After delivery workers braved the storm, advocates call for better conditions.

When Mayor Bill de Blasio urged New Yorkers to stay home and take shelter from the downpour and flooding Wednesday night, one group of people continued to go out: food delivery workers, many of whom were motivated by incentives from delivery apps.

After a video of a courier walking his bike through murky waist-deep water to deliver a customer’s food sparked outrage, advocates for workers’ rights called on the city and delivery apps to increase minimum wages and strengthen safety protections.

“The mayor is saying, ‘Go home.’ But the apps are giving economic incentives to the workers. ‘No, stay out, stay out,’” said Hildalyn Colón, director of policy for Los Deliveristas Unidos, a food delivery workers’ rights group in the city.

Food delivery companies offer extra money when demand is high or during inclement weather, leading some couriers to risk their safety for the promise of potentially higher wages. Summer is also slow season in the delivery business, so many workers jump at the chance to earn more even in dangerous conditions.

But on Wednesday night, many couriers barely made enough money to justify the hours spent toiling in the floods, said Ligia Guallpa, executive director of Workers Justice Project. Some Grubhub workers told her they made as little as $2 extra per delivery, she said.

For the delivery service Relay, which enables restaurants to have food delivered through any delivery app, workers must complete at least 90 percent of their scheduled deliveries in order to be paid at all, Ms. Colón said.

“That’s why you see these workers in the middle of the moving water holding a bag, trying to hold it together,” Ms. Colón said. A Relay representative did not immediately respond to a request for comment.

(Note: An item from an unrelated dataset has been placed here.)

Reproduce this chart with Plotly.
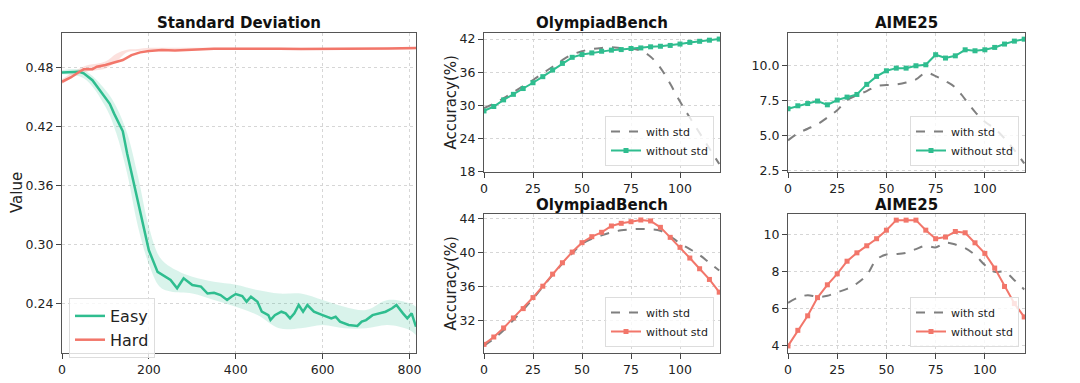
import plotly.graph_objects as go

# ---------------- data ----------------
# Left panel: Standard Deviation
std_x_easy = [0, 20, 40, 50, 70, 90, 110, 120, 140, 150, 170, 180, 190, 200, 220, 240, 250, 265, 280,
              300, 320, 335, 350, 365, 380, 390, 400, 415, 425, 435, 450, 460, 475, 480, 490, 505,
              515, 525, 535, 545, 555, 565, 580, 600, 620, 630, 640, 660, 680, 690, 700, 715, 730,
              745, 760, 770, 785, 795, 805, 815]
easy_vals = [0.4749, 0.4752, 0.4756, 0.474, 0.467, 0.455, 0.443, 0.433, 0.415, 0.3925, 0.352, 0.3315,
             0.3146, 0.294, 0.272, 0.267, 0.2637, 0.2553, 0.2654, 0.2586, 0.257, 0.250, 0.2508, 0.2485,
             0.2434, 0.2468, 0.2495, 0.2474, 0.2417, 0.2468, 0.2417, 0.2315, 0.2281, 0.223, 0.228,
             0.2315, 0.2298, 0.2247, 0.2298, 0.2383, 0.2315, 0.2383, 0.2315, 0.2281, 0.2247, 0.2264,
             0.2214, 0.218, 0.217, 0.2214, 0.223, 0.228, 0.2298, 0.2315, 0.235, 0.2383, 0.2298,
             0.2247, 0.2298, 0.2163]
band_x = [0, 50, 100, 125, 150, 175, 200, 225, 250, 300, 350, 400, 450, 500, 550, 600, 650, 700,
          750, 800, 815]
easy_lo = [0.473, 0.469, 0.440, 0.413, 0.372, 0.318, 0.280, 0.257, 0.252, 0.250, 0.2434, 0.2366,
           0.2281, 0.2146, 0.2146, 0.218, 0.2146, 0.2146, 0.218, 0.213, 0.2078]
easy_hi = [0.477, 0.477, 0.457, 0.440, 0.413, 0.369, 0.318, 0.287, 0.277, 0.267, 0.262, 0.259,
           0.2536, 0.250, 0.250, 0.2434, 0.2366, 0.2332, 0.2434, 0.240, 0.2366]

std_x_hard = [0, 20, 40, 50, 70, 80, 100, 120, 140, 160, 180, 200, 230, 260, 300, 350, 400, 450,
              500, 550, 600, 650, 700, 750, 815]
hard_vals = [0.4654, 0.4698, 0.4756, 0.478, 0.478, 0.4807, 0.4824, 0.4847, 0.4875, 0.4925, 0.4953,
             0.4966, 0.4976, 0.4973, 0.4983, 0.499, 0.499, 0.4993, 0.499, 0.4987, 0.4987, 0.499,
             0.4993, 0.4993, 0.4997]
hard_lo = [0.463, 0.475, 0.479, 0.486, 0.4955, 0.4965, 0.498, 0.498, 0.498, 0.498, 0.498, 0.498,
           0.498, 0.498, 0.498, 0.498, 0.498, 0.498, 0.498, 0.498, 0.4985]
hard_hi = [0.468, 0.481, 0.486, 0.494, 0.498, 0.4987, 0.5, 0.5, 0.5, 0.5, 0.5, 0.5, 0.5, 0.5, 0.5,
           0.5, 0.5, 0.5, 0.5, 0.5, 0.501]

# Right panels: steps
steps = [0, 5, 10, 15, 20, 25, 30, 35, 40, 45, 50, 55, 60, 65, 70, 75, 80, 85, 90, 95, 100, 105,
         110, 115, 120]

# Easy data (top row)
ob_easy_with = [29.5, 30.3, 31.3, 32.4, 33.5, 34.6, 35.8, 37.0, 38.2, 39.2, 39.8, 40.2, 40.4, 40.5,
                40.4, 40.3, 39.9, 38.8, 36.8, 33.9, 30.7, 27.8, 25.0, 22.2, 19.4]
ob_easy_without = [29.0, 29.8, 31.0, 32.0, 33.05, 34.1, 35.2, 36.4, 37.6, 38.7, 39.2, 39.5, 39.8,
                   40.0, 40.1, 40.3, 40.4, 40.6, 40.7, 40.85, 41.1, 41.4, 41.6, 41.8, 42.0]
aime_easy_with = [4.67, 5.17, 5.5, 5.83, 6.3, 6.83, 7.55, 7.9, 8.19, 8.55, 8.62, 8.67, 8.8, 9.02,
                  9.5, 9.26, 8.9, 8.45, 7.6, 6.71, 6.0, 5.52, 4.81, 3.98, 3.02]
aime_easy_without = [6.93, 7.14, 7.3, 7.48, 7.21, 7.55, 7.76, 7.95, 8.67, 9.24, 9.64, 9.83, 9.83,
                     10.0, 10.07, 10.79, 10.55, 10.71, 11.14, 11.07, 11.14, 11.31, 11.55, 11.76, 11.9]

# Hard data (bottom row)
ob_hard_with = [29.1, 29.9, 30.9, 32.1, 33.3, 34.6, 36.0, 37.4, 38.7, 39.9, 41.0, 41.6, 42.0, 42.35,
                42.6, 42.7, 42.75, 42.7, 42.55, 41.9, 41.07, 40.4, 39.7, 38.8, 37.9]
ob_hard_without = [29.26, 30.12, 31.18, 32.35, 33.44, 34.73, 36.06, 37.47, 38.8, 40.05, 41.15,
                   41.85, 42.36, 43.1, 43.41, 43.6, 43.8, 43.69, 42.94, 41.77, 40.6, 39.35, 38.1,
                   36.85, 35.36]
aime_hard_with = [6.32, 6.6, 6.73, 6.64, 6.7, 6.89, 7.07, 7.36, 7.81, 8.65, 8.92, 8.94, 9.01, 9.21,
                  9.39, 9.3, 9.55, 9.46, 9.26, 8.9, 8.35, 7.99, 7.99, 7.54, 7.04]
aime_hard_without = [4.0, 4.84, 5.62, 6.6, 7.29, 7.88, 8.56, 9.01, 9.39, 9.77, 10.23, 10.77, 10.77,
                     10.77, 10.23, 9.77, 9.86, 10.16, 10.09, 9.55, 8.98, 8.19, 7.2, 6.28, 5.56]

# ---------------- styling ----------------
GREEN = "#2fbd8f"
RED = "#f2766a"
GREEN_FILL = "rgba(47,189,143,0.18)"
RED_FILL = "rgba(242,118,106,0.22)"
GRAY = "#7f7f7f"
FONT = "DejaVu Sans"
W, H = 1080, 383

def px_x(a, b):
    return [a / W, b / W]

def px_y(top, bot):
    return [1 - bot / H, 1 - top / H]

fig = go.Figure()

# Left panel bands & lines
fig.add_trace(go.Scatter(x=band_x, y=easy_hi, mode="lines", line=dict(width=0, shape="spline"),
                         showlegend=False, hoverinfo="skip", xaxis="x", yaxis="y"))
fig.add_trace(go.Scatter(x=band_x, y=easy_lo, mode="lines", line=dict(width=0, shape="spline"),
                         fill="tonexty", fillcolor=GREEN_FILL, showlegend=False, hoverinfo="skip",
                         xaxis="x", yaxis="y"))
fig.add_trace(go.Scatter(x=band_x, y=hard_hi, mode="lines", line=dict(width=0, shape="spline"),
                         showlegend=False, hoverinfo="skip", xaxis="x", yaxis="y"))
fig.add_trace(go.Scatter(x=band_x, y=hard_lo, mode="lines", line=dict(width=0, shape="spline"),
                         fill="tonexty", fillcolor=RED_FILL, showlegend=False, hoverinfo="skip",
                         xaxis="x", yaxis="y"))
fig.add_trace(go.Scatter(x=std_x_easy, y=easy_vals, mode="lines", name="Easy",
                         line=dict(color=GREEN, width=2.5), xaxis="x", yaxis="y", legend="legend"))
fig.add_trace(go.Scatter(x=std_x_hard, y=hard_vals, mode="lines", name="Hard",
                         line=dict(color=RED, width=2.5), xaxis="x", yaxis="y", legend="legend"))

panels = [
    ("x2", "y2", ob_easy_with, ob_easy_without, GREEN, "legend2"),
    ("x3", "y3", aime_easy_with, aime_easy_without, GREEN, "legend3"),
    ("x4", "y4", ob_hard_with, ob_hard_without, RED, "legend4"),
    ("x5", "y5", aime_hard_with, aime_hard_without, RED, "legend5"),
]
for xa, ya, w, wo, col, lg in panels:
    fig.add_trace(go.Scatter(x=steps, y=w, mode="lines", name="with std",
                             line=dict(color=GRAY, width=2, dash="dash", shape="spline"),
                             xaxis=xa, yaxis=ya, legend=lg))
    fig.add_trace(go.Scatter(x=steps, y=wo, mode="lines+markers", name="without std",
                             line=dict(color=col, width=2),
                             marker=dict(symbol="square", size=5, color=col),
                             xaxis=xa, yaxis=ya, legend=lg))

tickfont = dict(family=FONT, size=12.5, color="#222")
def axis(domain, rng, tickvals, fmt=None, anchor=None):
    d = dict(domain=domain, range=rng, tickvals=tickvals, showline=True, mirror=True,
             linecolor="#555", linewidth=1.2, ticks="outside", ticklen=5, tickcolor="#444",
             showgrid=True, gridcolor="#d6d6d6", griddash="dot", gridwidth=1, zeroline=False,
             tickfont=tickfont, anchor=anchor, automargin=False)
    if fmt:
        d["tickformat"] = fmt
    return d

xL = px_x(62, 416); xO = px_x(484, 720); xA = px_x(788, 1025)
yL = px_y(33, 353); yT = px_y(33, 172); yB = px_y(214, 353)

legend_common = dict(bgcolor="rgba(255,255,255,0.8)", bordercolor="#dddddd", borderwidth=1,
                     font=dict(family=FONT, size=11, color="#222"), tracegroupgap=0,
                     traceorder="normal")

fig.update_layout(
    width=W, height=H, margin=dict(l=0, r=0, t=0, b=0),
    plot_bgcolor="white", paper_bgcolor="white",
    font=dict(family=FONT, color="#222"),
    xaxis=axis(xL, [0, 815], [0, 200, 400, 600, 800], anchor="y"),
    yaxis=axis(yL, [0.1895, 0.515], [0.24, 0.30, 0.36, 0.42, 0.48], ".2f", anchor="x"),
    xaxis2=axis(xO, [0, 120.4], [0, 25, 50, 75, 100], anchor="y2"),
    yaxis2=axis(yT, [17.95, 43.1], [18, 24, 30, 36, 42], anchor="x2"),
    xaxis3=axis(xA, [0, 120.4], [0, 25, 50, 75, 100], anchor="y3"),
    yaxis3=axis(yT, [2.41, 12.34], [2.5, 5.0, 7.5, 10.0], ".1f", anchor="x3"),
    xaxis4=axis(xO, [0, 120.4], [0, 25, 50, 75, 100], anchor="y4"),
    yaxis4=axis(yB, [28.25, 44.5], [32, 36, 40, 44], anchor="x4"),
    xaxis5=axis(xA, [0, 120.4], [0, 25, 50, 75, 100], anchor="y5"),
    yaxis5=axis(yB, [3.62, 11.1], [4, 6, 8, 10], anchor="x5"),
    legend=dict(legend_common, x=69 / W, y=1 - 298 / H, xanchor="left", yanchor="top",
                font=dict(family=FONT, size=16, color="#222")),
    legend2=dict(legend_common, x=714 / W, y=1 - 166 / H, xanchor="right", yanchor="bottom"),
    legend3=dict(legend_common, x=1019 / W, y=1 - 166 / H, xanchor="right", yanchor="bottom"),
    legend4=dict(legend_common, x=714 / W, y=1 - 347 / H, xanchor="right", yanchor="bottom"),
    legend5=dict(legend_common, x=1019 / W, y=1 - 347 / H, xanchor="right", yanchor="bottom"),
)

# Axis titles (placed as rotated annotations)
ytitles = [("Value", 17, (33 + 353) / 2, 15),
           ("Accuracy(%)", 450, (33 + 172) / 2, 15),
           ("Accuracy(%)", 450, (214 + 353) / 2, 15)]
for t, cx, cy, fs in ytitles:
    fig.add_annotation(text=t, x=cx / W, y=1 - cy / H, xref="paper", yref="paper",
                       showarrow=False, xanchor="center", yanchor="middle", textangle=-90,
                       font=dict(family=FONT, size=fs, color="#222"))

# Panel titles
titles = [("Standard Deviation", (62 + 416) / 2, 23),
          ("OlympiadBench", (484 + 720) / 2, 23),
          ("AIME25", (788 + 1025) / 2, 23),
          ("OlympiadBench", (484 + 720) / 2, 205),
          ("AIME25", (788 + 1025) / 2, 205)]
for t, cx, cy in titles:
    fig.add_annotation(text="<b>%s</b>" % t, x=cx / W, y=1 - cy / H, xref="paper", yref="paper",
                       showarrow=False, xanchor="center", yanchor="middle",
                       font=dict(family=FONT, size=15, color="#111"))

fig.write_html("out.html", config={"displayModeBar": False},
               post_script="document.body.style.margin='0px';document.body.style.overflow='hidden';")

Workers fear retaliation from the companies if they chose to turn down deliveries or sign off the app to go home, Ms. Guallpa said. Without the legal protections of full-time employment, there is little to keep them from getting lower ratings or getting deactivated by the apps if they decline deliveries, she said.

“Workers were surprised to see companies were not providing incentives to go home, and there was no communication that no retaliation would happen if they opt not to take those deliveries,” Ms. Guallpa said.

A DoorDash spokeswoman, Campbell Millum, said in a statement that while some workers may have been offered incentive bonuses Wednesday night, the company now regrets having pressured them to keep working.

“Although we were able to pause delivery in some parts of the city as the flash flooding occurred, we should have acted more quickly and comprehensively to suspend ordering, turn off incentives to get Dashers on the roads, and communicate with all of our stakeholders,” she said, adding that the company was “putting in place controls to do better going forward.”

A Grubhub spokesman said driver pay per order increased by a “double digit percentage” Wednesday night, and that drivers would not be penalized for turning orders down. Deliveries were also paused in parts of New York Wednesday night, he said, though he would not give details.

Adding to the challenges delivery workers faced were equipment failures. One worker who lives in the Bronx had to spend all the money he earned that night fixing water damage to his electric scooter, Ms. Guallpa said.

Los Deliveristas and the Workers Justice Project hope to push a legislative package of worker protections through the City Council later this year.

“People asked, ‘Why did they risk their life?’ This is the way they make their living,” Ms. Colón said. “When they offer you $2, for them, it’s like a lifeline.”